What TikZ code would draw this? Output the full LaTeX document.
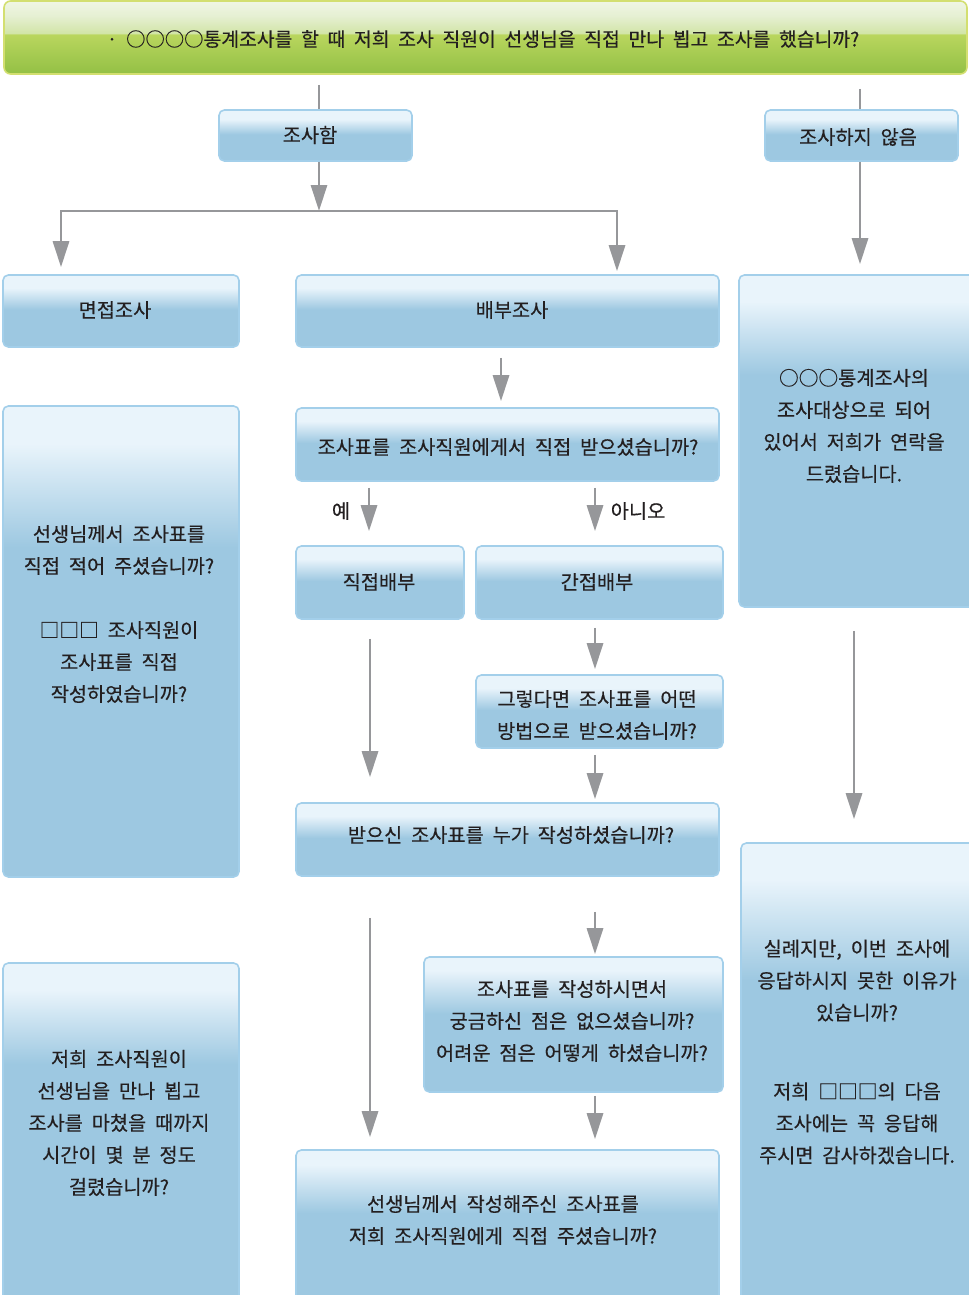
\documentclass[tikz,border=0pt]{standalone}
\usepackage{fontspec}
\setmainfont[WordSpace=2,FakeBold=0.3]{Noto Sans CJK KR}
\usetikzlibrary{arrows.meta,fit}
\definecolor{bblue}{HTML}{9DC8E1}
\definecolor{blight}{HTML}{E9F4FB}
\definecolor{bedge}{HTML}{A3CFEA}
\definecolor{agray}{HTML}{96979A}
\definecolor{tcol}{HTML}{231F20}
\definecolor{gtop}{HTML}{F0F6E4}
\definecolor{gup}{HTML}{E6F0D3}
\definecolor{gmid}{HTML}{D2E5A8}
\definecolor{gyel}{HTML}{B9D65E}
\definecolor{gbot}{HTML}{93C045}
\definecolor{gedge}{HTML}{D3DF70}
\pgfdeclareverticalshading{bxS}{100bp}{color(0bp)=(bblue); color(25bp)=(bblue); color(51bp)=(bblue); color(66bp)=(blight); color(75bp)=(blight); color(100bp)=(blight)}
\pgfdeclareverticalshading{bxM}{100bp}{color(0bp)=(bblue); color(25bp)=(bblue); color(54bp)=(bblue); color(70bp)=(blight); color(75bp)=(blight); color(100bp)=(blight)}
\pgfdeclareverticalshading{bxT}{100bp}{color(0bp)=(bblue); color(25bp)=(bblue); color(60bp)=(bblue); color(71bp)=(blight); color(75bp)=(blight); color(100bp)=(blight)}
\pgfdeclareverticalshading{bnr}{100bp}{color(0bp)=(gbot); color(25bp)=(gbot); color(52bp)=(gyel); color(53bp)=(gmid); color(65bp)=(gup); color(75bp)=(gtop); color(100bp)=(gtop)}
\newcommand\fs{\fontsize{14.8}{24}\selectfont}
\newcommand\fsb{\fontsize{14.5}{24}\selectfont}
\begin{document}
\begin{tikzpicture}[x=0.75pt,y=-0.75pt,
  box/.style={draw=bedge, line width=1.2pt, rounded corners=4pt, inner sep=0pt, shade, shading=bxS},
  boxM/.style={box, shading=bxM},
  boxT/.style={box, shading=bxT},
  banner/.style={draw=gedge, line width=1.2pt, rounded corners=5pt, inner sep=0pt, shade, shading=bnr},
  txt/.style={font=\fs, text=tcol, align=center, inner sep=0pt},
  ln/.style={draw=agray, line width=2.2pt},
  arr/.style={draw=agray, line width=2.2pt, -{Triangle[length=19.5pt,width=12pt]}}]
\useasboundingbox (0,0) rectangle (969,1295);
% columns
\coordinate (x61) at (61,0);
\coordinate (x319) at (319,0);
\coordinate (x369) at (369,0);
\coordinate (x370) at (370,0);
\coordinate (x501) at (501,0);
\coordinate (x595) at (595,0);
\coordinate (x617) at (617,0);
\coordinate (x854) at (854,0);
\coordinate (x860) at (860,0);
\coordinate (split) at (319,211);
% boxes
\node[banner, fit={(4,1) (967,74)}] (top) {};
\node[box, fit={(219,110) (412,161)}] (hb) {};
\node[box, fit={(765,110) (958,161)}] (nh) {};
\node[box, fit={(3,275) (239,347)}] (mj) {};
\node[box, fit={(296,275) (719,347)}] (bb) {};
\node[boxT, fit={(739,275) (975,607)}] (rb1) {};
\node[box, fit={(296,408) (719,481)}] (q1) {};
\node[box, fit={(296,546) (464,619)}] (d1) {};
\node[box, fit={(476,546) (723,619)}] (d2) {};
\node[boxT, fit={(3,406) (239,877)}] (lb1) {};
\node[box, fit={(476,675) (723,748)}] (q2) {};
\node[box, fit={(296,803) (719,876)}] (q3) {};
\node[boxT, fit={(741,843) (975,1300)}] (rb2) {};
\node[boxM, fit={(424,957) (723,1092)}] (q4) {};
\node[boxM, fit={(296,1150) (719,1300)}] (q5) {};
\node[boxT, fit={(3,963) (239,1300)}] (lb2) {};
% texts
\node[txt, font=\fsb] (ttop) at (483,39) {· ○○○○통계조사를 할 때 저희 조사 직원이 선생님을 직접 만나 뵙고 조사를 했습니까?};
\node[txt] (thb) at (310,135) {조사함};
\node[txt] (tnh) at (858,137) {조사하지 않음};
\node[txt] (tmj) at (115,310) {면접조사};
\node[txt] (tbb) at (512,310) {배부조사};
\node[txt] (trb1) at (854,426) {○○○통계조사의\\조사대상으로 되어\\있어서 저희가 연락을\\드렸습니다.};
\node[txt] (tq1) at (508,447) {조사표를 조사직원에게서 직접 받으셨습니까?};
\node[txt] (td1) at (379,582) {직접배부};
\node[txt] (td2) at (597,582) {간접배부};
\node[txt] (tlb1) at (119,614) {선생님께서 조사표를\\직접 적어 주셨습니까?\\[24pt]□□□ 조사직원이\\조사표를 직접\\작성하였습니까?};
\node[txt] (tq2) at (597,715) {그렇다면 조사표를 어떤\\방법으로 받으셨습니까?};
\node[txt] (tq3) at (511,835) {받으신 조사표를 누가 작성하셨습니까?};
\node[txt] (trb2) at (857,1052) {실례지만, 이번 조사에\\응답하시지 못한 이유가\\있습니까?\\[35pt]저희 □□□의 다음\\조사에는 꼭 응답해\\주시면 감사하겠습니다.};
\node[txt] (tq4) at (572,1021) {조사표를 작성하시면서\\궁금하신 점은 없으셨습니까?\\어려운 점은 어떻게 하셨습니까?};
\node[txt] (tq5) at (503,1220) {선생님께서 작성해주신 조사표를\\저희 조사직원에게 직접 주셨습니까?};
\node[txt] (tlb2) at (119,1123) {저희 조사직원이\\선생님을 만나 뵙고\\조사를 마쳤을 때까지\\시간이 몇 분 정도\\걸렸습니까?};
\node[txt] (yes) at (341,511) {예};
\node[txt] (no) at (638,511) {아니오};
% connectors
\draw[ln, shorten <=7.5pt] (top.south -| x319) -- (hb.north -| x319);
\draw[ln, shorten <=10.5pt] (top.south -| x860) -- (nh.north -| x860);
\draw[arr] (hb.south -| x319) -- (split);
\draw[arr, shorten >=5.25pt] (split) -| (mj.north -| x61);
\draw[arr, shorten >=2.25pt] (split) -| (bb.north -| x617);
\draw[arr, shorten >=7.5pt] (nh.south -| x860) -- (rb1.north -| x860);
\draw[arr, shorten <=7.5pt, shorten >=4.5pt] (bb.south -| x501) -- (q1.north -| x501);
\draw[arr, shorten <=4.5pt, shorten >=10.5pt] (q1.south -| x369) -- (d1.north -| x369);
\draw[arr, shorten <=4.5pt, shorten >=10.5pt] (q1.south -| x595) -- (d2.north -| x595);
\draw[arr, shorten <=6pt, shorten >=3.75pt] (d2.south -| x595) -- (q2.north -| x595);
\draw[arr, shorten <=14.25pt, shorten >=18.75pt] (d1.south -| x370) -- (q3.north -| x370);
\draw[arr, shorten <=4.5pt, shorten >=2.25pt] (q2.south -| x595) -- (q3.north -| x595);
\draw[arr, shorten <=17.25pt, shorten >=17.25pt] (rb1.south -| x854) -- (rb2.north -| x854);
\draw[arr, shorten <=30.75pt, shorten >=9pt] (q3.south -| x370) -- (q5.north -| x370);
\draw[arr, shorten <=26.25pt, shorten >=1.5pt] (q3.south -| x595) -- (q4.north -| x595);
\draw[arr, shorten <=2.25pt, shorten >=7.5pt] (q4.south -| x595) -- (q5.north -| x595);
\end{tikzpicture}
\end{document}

****

### Exercise
Copy all the data exactly as written, but skip any picture.

### Full response
What TikZ code would draw this? Output the full LaTeX document.
\documentclass[tikz,border=0pt]{standalone}
\usepackage{fontspec}
\setmainfont[WordSpace=2,FakeBold=0.3]{Noto Sans CJK KR}
\usetikzlibrary{arrows.meta,fit}
\definecolor{bblue}{HTML}{9DC8E1}
\definecolor{blight}{HTML}{E9F4FB}
\definecolor{bedge}{HTML}{A3CFEA}
\definecolor{agray}{HTML}{96979A}
\definecolor{tcol}{HTML}{231F20}
\definecolor{gtop}{HTML}{F0F6E4}
\definecolor{gup}{HTML}{E6F0D3}
\definecolor{gmid}{HTML}{D2E5A8}
\definecolor{gyel}{HTML}{B9D65E}
\definecolor{gbot}{HTML}{93C045}
\definecolor{gedge}{HTML}{D3DF70}
\pgfdeclareverticalshading{bxS}{100bp}{color(0bp)=(bblue); color(25bp)=(bblue); color(51bp)=(bblue); color(66bp)=(blight); color(75bp)=(blight); color(100bp)=(blight)}
\pgfdeclareverticalshading{bxM}{100bp}{color(0bp)=(bblue); color(25bp)=(bblue); color(54bp)=(bblue); color(70bp)=(blight); color(75bp)=(blight); color(100bp)=(blight)}
\pgfdeclareverticalshading{bxT}{100bp}{color(0bp)=(bblue); color(25bp)=(bblue); color(60bp)=(bblue); color(71bp)=(blight); color(75bp)=(blight); color(100bp)=(blight)}
\pgfdeclareverticalshading{bnr}{100bp}{color(0bp)=(gbot); color(25bp)=(gbot); color(52bp)=(gyel); color(53bp)=(gmid); color(65bp)=(gup); color(75bp)=(gtop); color(100bp)=(gtop)}
\newcommand\fs{\fontsize{14.8}{24}\selectfont}
\newcommand\fsb{\fontsize{14.5}{24}\selectfont}
\begin{document}
\begin{tikzpicture}[x=0.75pt,y=-0.75pt,
  box/.style={draw=bedge, line width=1.2pt, rounded corners=4pt, inner sep=0pt, shade, shading=bxS},
  boxM/.style={box, shading=bxM},
  boxT/.style={box, shading=bxT},
  banner/.style={draw=gedge, line width=1.2pt, rounded corners=5pt, inner sep=0pt, shade, shading=bnr},
  txt/.style={font=\fs, text=tcol, align=center, inner sep=0pt},
  ln/.style={draw=agray, line width=2.2pt},
  arr/.style={draw=agray, line width=2.2pt, -{Triangle[length=19.5pt,width=12pt]}}]
\useasboundingbox (0,0) rectangle (969,1295);
% columns
\coordinate (x61) at (61,0);
\coordinate (x319) at (319,0);
\coordinate (x369) at (369,0);
\coordinate (x370) at (370,0);
\coordinate (x501) at (501,0);
\coordinate (x595) at (595,0);
\coordinate (x617) at (617,0);
\coordinate (x854) at (854,0);
\coordinate (x860) at (860,0);
\coordinate (split) at (319,211);
% boxes
\node[banner, fit={(4,1) (967,74)}] (top) {};
\node[box, fit={(219,110) (412,161)}] (hb) {};
\node[box, fit={(765,110) (958,161)}] (nh) {};
\node[box, fit={(3,275) (239,347)}] (mj) {};
\node[box, fit={(296,275) (719,347)}] (bb) {};
\node[boxT, fit={(739,275) (975,607)}] (rb1) {};
\node[box, fit={(296,408) (719,481)}] (q1) {};
\node[box, fit={(296,546) (464,619)}] (d1) {};
\node[box, fit={(476,546) (723,619)}] (d2) {};
\node[boxT, fit={(3,406) (239,877)}] (lb1) {};
\node[box, fit={(476,675) (723,748)}] (q2) {};
\node[box, fit={(296,803) (719,876)}] (q3) {};
\node[boxT, fit={(741,843) (975,1300)}] (rb2) {};
\node[boxM, fit={(424,957) (723,1092)}] (q4) {};
\node[boxM, fit={(296,1150) (719,1300)}] (q5) {};
\node[boxT, fit={(3,963) (239,1300)}] (lb2) {};
% texts
\node[txt, font=\fsb] (ttop) at (483,39) {· ○○○○통계조사를 할 때 저희 조사 직원이 선생님을 직접 만나 뵙고 조사를 했습니까?};
\node[txt] (thb) at (310,135) {조사함};
\node[txt] (tnh) at (858,137) {조사하지 않음};
\node[txt] (tmj) at (115,310) {면접조사};
\node[txt] (tbb) at (512,310) {배부조사};
\node[txt] (trb1) at (854,426) {○○○통계조사의\\조사대상으로 되어\\있어서 저희가 연락을\\드렸습니다.};
\node[txt] (tq1) at (508,447) {조사표를 조사직원에게서 직접 받으셨습니까?};
\node[txt] (td1) at (379,582) {직접배부};
\node[txt] (td2) at (597,582) {간접배부};
\node[txt] (tlb1) at (119,614) {선생님께서 조사표를\\직접 적어 주셨습니까?\\[24pt]□□□ 조사직원이\\조사표를 직접\\작성하였습니까?};
\node[txt] (tq2) at (597,715) {그렇다면 조사표를 어떤\\방법으로 받으셨습니까?};
\node[txt] (tq3) at (511,835) {받으신 조사표를 누가 작성하셨습니까?};
\node[txt] (trb2) at (857,1052) {실례지만, 이번 조사에\\응답하시지 못한 이유가\\있습니까?\\[35pt]저희 □□□의 다음\\조사에는 꼭 응답해\\주시면 감사하겠습니다.};
\node[txt] (tq4) at (572,1021) {조사표를 작성하시면서\\궁금하신 점은 없으셨습니까?\\어려운 점은 어떻게 하셨습니까?};
\node[txt] (tq5) at (503,1220) {선생님께서 작성해주신 조사표를\\저희 조사직원에게 직접 주셨습니까?};
\node[txt] (tlb2) at (119,1123) {저희 조사직원이\\선생님을 만나 뵙고\\조사를 마쳤을 때까지\\시간이 몇 분 정도\\걸렸습니까?};
\node[txt] (yes) at (341,511) {예};
\node[txt] (no) at (638,511) {아니오};
% connectors
\draw[ln, shorten <=7.5pt] (top.south -| x319) -- (hb.north -| x319);
\draw[ln, shorten <=10.5pt] (top.south -| x860) -- (nh.north -| x860);
\draw[arr] (hb.south -| x319) -- (split);
\draw[arr, shorten >=5.25pt] (split) -| (mj.north -| x61);
\draw[arr, shorten >=2.25pt] (split) -| (bb.north -| x617);
\draw[arr, shorten >=7.5pt] (nh.south -| x860) -- (rb1.north -| x860);
\draw[arr, shorten <=7.5pt, shorten >=4.5pt] (bb.south -| x501) -- (q1.north -| x501);
\draw[arr, shorten <=4.5pt, shorten >=10.5pt] (q1.south -| x369) -- (d1.north -| x369);
\draw[arr, shorten <=4.5pt, shorten >=10.5pt] (q1.south -| x595) -- (d2.north -| x595);
\draw[arr, shorten <=6pt, shorten >=3.75pt] (d2.south -| x595) -- (q2.north -| x595);
\draw[arr, shorten <=14.25pt, shorten >=18.75pt] (d1.south -| x370) -- (q3.north -| x370);
\draw[arr, shorten <=4.5pt, shorten >=2.25pt] (q2.south -| x595) -- (q3.north -| x595);
\draw[arr, shorten <=17.25pt, shorten >=17.25pt] (rb1.south -| x854) -- (rb2.north -| x854);
\draw[arr, shorten <=30.75pt, shorten >=9pt] (q3.south -| x370) -- (q5.north -| x370);
\draw[arr, shorten <=26.25pt, shorten >=1.5pt] (q3.south -| x595) -- (q4.north -| x595);
\draw[arr, shorten <=2.25pt, shorten >=7.5pt] (q4.south -| x595) -- (q5.north -| x595);
\end{tikzpicture}
\end{document}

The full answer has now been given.